The Basic package is the main operational package.

It should be treated as:

  • one commercial package
  • backed by one basic capability domain
  • compatible with specific add-ons
  • the main operational entry point for companies

It is the main product bundle for companies that want operational planning, artist intelligence, event management, workspace tooling, and market support features.


Finance, AI, Touring, Market, and Venue Availability are different from Basic add-ons because they can be purchased alone.

This means:

  • they are not dependent on Basic
  • they must have their own module identity
  • they must have their own permission families
  • they should not be documented as “just advanced add-ons”

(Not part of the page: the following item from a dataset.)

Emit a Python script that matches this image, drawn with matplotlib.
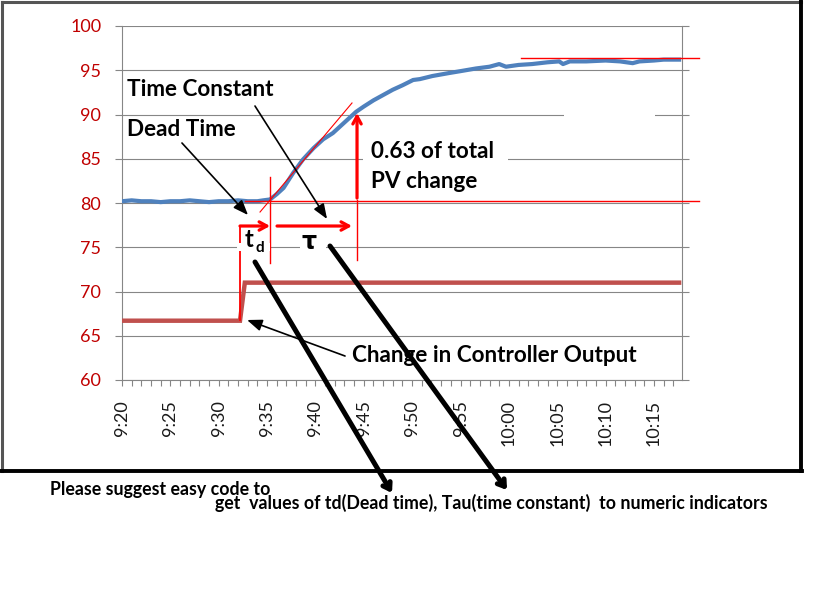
import matplotlib
matplotlib.use('Agg')
import matplotlib.pyplot as plt
from matplotlib.patches import Rectangle
from matplotlib.lines import Line2D
import numpy as np

# ---------------- data ----------------
# minutes after 9:20
pv_min = [0.0, 1.0, 2.0, 3.0, 4.0, 5.0, 6.0, 7.0, 8.0, 9.0, 10.0, 11.0, 12.0, 13.0, 14.0,
          14.6, 15.3, 16.0, 16.7, 17.7, 18.7, 19.8, 20.8, 21.8, 22.9, 24.2, 25.0, 26.0,
          27.0, 28.0, 29.0, 30.1, 30.8, 32.1, 33.9, 35.0, 36.6, 38.0, 39.0, 39.7, 41.0,
          42.4, 44.0, 45.2, 45.6, 46.3, 48.0, 50.0, 51.5, 52.8, 53.5, 55.0, 56.0, 57.6]
pv_val = [80.2, 80.3, 80.2, 80.2, 80.1, 80.2, 80.2, 80.3, 80.2, 80.1, 80.2, 80.2, 80.3, 80.2, 80.2,
          80.3, 80.4, 81.0, 81.7, 83.4, 84.9, 86.2, 87.2, 87.9, 89.0, 90.3, 90.9, 91.6,
          92.2, 92.8, 93.3, 93.9, 94.0, 94.35, 94.7, 94.9, 95.2, 95.4, 95.7, 95.4, 95.6,
          95.7, 95.9, 96.0, 95.7, 96.0, 96.0, 96.1, 96.0, 95.8, 96.0, 96.1, 96.2, 96.2]

co_min = [0.0, 12.2, 12.7, 57.6]
co_val = [66.7, 66.7, 71.0, 71.0]

tick_labels = ['9:20', '9:25', '9:30', '9:35', '9:40', '9:45', '9:50', '9:55',
               '10:00', '10:05', '10:10', '10:15']
y_ticks = [60, 65, 70, 75, 80, 85, 90, 95, 100]

# ---------------- figure ----------------
W, H = 835, 614
plt.rcParams['font.family'] = ['Lato', 'DejaVu Sans']
fig = plt.figure(figsize=(W / 100, H / 100), dpi=100)


def F(x, y):
    return (x / W, 1 - y / H)


ax = fig.add_axes([122 / W, 1 - 380 / H, 560 / W, 354 / H])
ax.set_xlim(0, 57.9)
ax.set_ylim(60, 100)
ax.set_axisbelow(True)

grid_c = '#868686'
ax.set_yticks(y_ticks)
ax.set_yticklabels([str(v) for v in y_ticks])
ax.yaxis.grid(True, color=grid_c, lw=0.8, zorder=0)
for s in ['left', 'right', 'bottom']:
    ax.spines[s].set_color(grid_c)
    ax.spines[s].set_linewidth(0.8)
ax.spines['top'].set_visible(False)
ax.tick_params(axis='y', left=True, right=True, direction='out', length=5, width=0.8,
               color=grid_c, labelcolor='#C00000', labelsize=13, pad=10)

ax.set_xticks(range(0, 5 * len(tick_labels), 5))
ax.set_xticklabels(tick_labels, rotation=90)
ax.set_xticks(range(0, 58), minor=True)
ax.tick_params(axis='x', which='both', direction='out', length=4.5, width=0.8, color=grid_c)
ax.tick_params(axis='x', which='major', labelsize=13, pad=10, labelcolor='#1a1a1a')

# erased gridline segments (white boxes)
for (x0, x1, yc) in [(363, 508, 159), (564, 655, 114.5), (237, 270, 247), (300, 326, 247)]:
    fig.patches.append(Rectangle(F(x0, yc + 4), (x1 - x0) / W, 8 / H, transform=fig.transFigure,
                                 facecolor='white', edgecolor='none', zorder=1))

# series
ax.plot(co_min, co_val, color='#C0504D', lw=3.2, zorder=3, solid_joinstyle='miter')
ax.plot(pv_min, pv_val, color='#4F81BD', lw=3.0, zorder=3)

red = '#FF0000'
# thin red construction lines
ax.plot([12.72, 59.67], [80.28, 80.28], color=red, lw=1.0, zorder=4, clip_on=False)
ax.plot([41.26, 59.67], [96.35, 96.35], color=red, lw=1.0, zorder=4, clip_on=False)
ax.plot([14.27, 23.78], [78.98, 91.30], color=red, lw=0.8, zorder=4)
ax.plot([15.31, 15.31], [82.94, 73.22], color=red, lw=1.0, zorder=4)
ax.plot([24.30, 24.30], [80.34, 73.56], color=red, lw=1.0, zorder=4)
ax.plot([12.2, 12.2], [77.4, 66.78], color=red, lw=1.3, zorder=4)

# thick red arrows
rarrow = dict(arrowstyle='->,head_length=0.55,head_width=0.3', color=red, lw=2.3,
              shrinkA=0, shrinkB=0)
ax.annotate('', xy=(24.30, 90.17), xytext=(24.30, 80.56), arrowprops=rarrow, zorder=5)
ax.annotate('', xy=(15.31, 77.4), xytext=(12.2, 77.4), arrowprops=rarrow, zorder=5)
ax.annotate('', xy=(23.78, 77.4), xytext=(16.03, 77.4), arrowprops=rarrow, zorder=5)

# thin black arrows
barrow = dict(arrowstyle='-|>,head_length=0.9,head_width=0.35', color='black', lw=1.2,
              shrinkA=0, shrinkB=0)
ax.annotate('', xy=(13.03, 78.64), xytext=(6.20, 86.78), arrowprops=barrow, zorder=5)
ax.annotate('', xy=(21.20, 78.19), xytext=(13.75, 90.96), arrowprops=barrow, zorder=5)
ax.annotate('', xy=(12.93, 66.78), xytext=(23.06, 62.71), arrowprops=barrow, zorder=5)

# labels inside chart
tk = dict(transform=fig.transFigure, fontsize=16.2, fontweight='bold', color='black',
          va='center', ha='left', zorder=6)
fig.text(*F(127, 90), 'Time Constant', **tk)
fig.text(*F(127, 129), 'Dead Time', **tk)
fig.text(*F(371, 151), '0.63 of total', **tk)
fig.text(*F(371, 181), 'PV change', **tk)
fig.text(*F(352, 356), 'Change in Controller Output', **tk)
fig.text(*F(245, 240), 't', transform=fig.transFigure, fontsize=17, fontweight='bold',
         va='center', ha='left', zorder=6)
fig.text(*F(255, 248), 'd', transform=fig.transFigure, fontsize=11, fontweight='bold',
         va='center', ha='left', zorder=6)
fig.text(*F(301, 242), 'τ', transform=fig.transFigure, fontsize=17, fontweight='bold',
         family=['DejaVu Sans'], va='center', ha='left', zorder=6)

# thick black arrows leaving the chart
tarrow = dict(arrowstyle='->,head_length=0.45,head_width=0.3', color='black', lw=3.6,
              shrinkA=0, shrinkB=0)
ax.annotate('', xy=F(392, 493), xycoords='figure fraction',
            xytext=F(255, 262), textcoords='figure fraction', arrowprops=tarrow,
            annotation_clip=False, zorder=7)
ax.annotate('', xy=F(507, 490), xycoords='figure fraction',
            xytext=F(330, 246), textcoords='figure fraction', arrowprops=tarrow,
            annotation_clip=False, zorder=7)

# outer frame
fig.add_artist(Line2D([1.5 / W, 1.5 / W], [1 - 1.5 / H, 1 - 471 / H], color='#555555', lw=2.2,
                      transform=fig.transFigure))
fig.add_artist(Line2D([1.5 / W, 801 / W], [1 - 1.5 / H, 1 - 1.5 / H], color='#555555', lw=2.2,
                      transform=fig.transFigure))
fig.add_artist(Line2D([801 / W, 801 / W], [1 - 1 / H, 1 - 471 / H], color='black', lw=2.8,
                      transform=fig.transFigure))
fig.add_artist(Line2D([0, 802 / W], [1 - 471 / H, 1 - 471 / H], color='black', lw=2.8,
                      transform=fig.transFigure))

# bottom question text
bt = dict(transform=fig.transFigure, fontsize=12.8, fontweight='bold', color='black',
          va='center', ha='left')
fig.text(*F(50, 489), 'Please suggest easy code to', **bt)
fig.text(*F(215, 503), 'get  values of td(Dead time), Tau(time constant)  to numeric indicators', **bt)

fig.savefig('out.png', dpi=100, facecolor='white')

Add-ons are optional commercial enhancements to an existing product path.

Current add-ons:

  • Vendor directory
  • Venue directory
  • Live ticket sales
  • AI report over sales for marketing campaigns

These should be treated as:

  • optional
  • explicitly compatible
  • commercially meaningful
  • not direct user permissions by themselves

Permissions must never be defined directly from package names.

Use:

  • package -> commercial availability
  • module -> permission namespace
  • permission -> actual user action

Good examples:

finance.income.read
finance.expenses.write
market.contracts.read
venue.availability.read
basic.events.create

Bad examples:

basic-package-user
premium-package-editor
finance-addon-person

Delegation is not the same as permission.

Permission answers:

What can this user do?

Delegation answers:

What can this user grant or manage for another user?

Example:

  • user has finance.write
  • but delegation may still forbid them from granting finance.write to someone else

10. How to create future commercial products

Section titled “10. How to create future commercial products”
  • the product is a real commercial tier
  • module composition differs
  • add-on compatibility differs
  • the target customer profile differs clearly
  • the capability is a real product boundary
  • it needs its own permission namespace
  • it may be sold independently
  • the capability is optional
  • it enhances an existing package or module
  • it does not deserve a full standalone module identity

Do not:

  • create a package when a price list would solve the problem
  • create a module for one tiny feature
  • create an add-on for something that should always be included

The platform commercial model must stay clean:

  • packages are commercial bundles
  • modules are capability boundaries
  • add-ons are optional extensions
  • permissions are module-scoped user actions
  • delegation controls what users may grant to others

That separation is the rule that allows the platform to grow without breaking access governance.